© John Mark Ministries
Like many people, I shop online using a credit card. I've been doing this for years, and I periodically examine my credit card account for signs of suspicious activity. There are times when I am out of town for long spells (for example, I might be in Alaska photographing grizzly bears), and I might not be able to review my account for months. In the Fall of 2005 my credit card number was compromised - maybe during one of the much-publicized data leaks that reveal millions of credit card names and numbers at once, or perhaps by way of an incautious or crooked online vendor that I had patronized - I may never know. In any case, a few months later I noticed some transactions that appeared to be fraudulent - a well-known Internet service provider had been charging my card for three months, and there was also a one-time charge of $100.00 that was harder to identify, because it had been made by a PayPal account holder.
I called my bank's fraud department and denied any knowledge of the service provider charges.
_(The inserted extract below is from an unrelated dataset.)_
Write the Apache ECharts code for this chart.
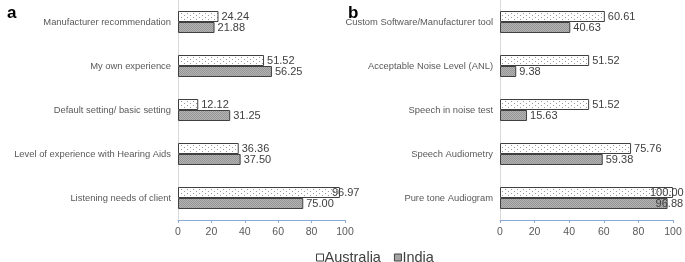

In a show of efficiency, the bank's representative called the service provider while I was on the line and the provider identified the charge as payment for a Web site. I realized this was totally bogus and I said so. The bank removed those charges right away (and I cancelled my card to prevent further abuse).
As to the service provider's charges, the entire process was fast and efficient, and couldn't have taken more than 15 minutes. But there remained the matter of the $100.00 PayPal charge, which was harder to identify because it was made by an anonymous PayPal subscriber rather than a named business.
I was optimistic, but I shouldn't have been. My optimism came from the idea that a vendor who charges a credit card has to justify the charge - they have to show that the card holder actually made a charge. Even though I said I didn't recognize the charge and thought it was fraudulent, I couldn't prove it was fraudulent. As it turns out, under current law the burden of evidence wasn't mine, it belonged to whoever owned the PayPal account - he would have to prove that it was a legitimate charge. The bank assured me they were looking into it, and the charge was taken off my account.
As I put down the phone, I thought the system had worked and the affair had ended. I am in some ways rather naïve.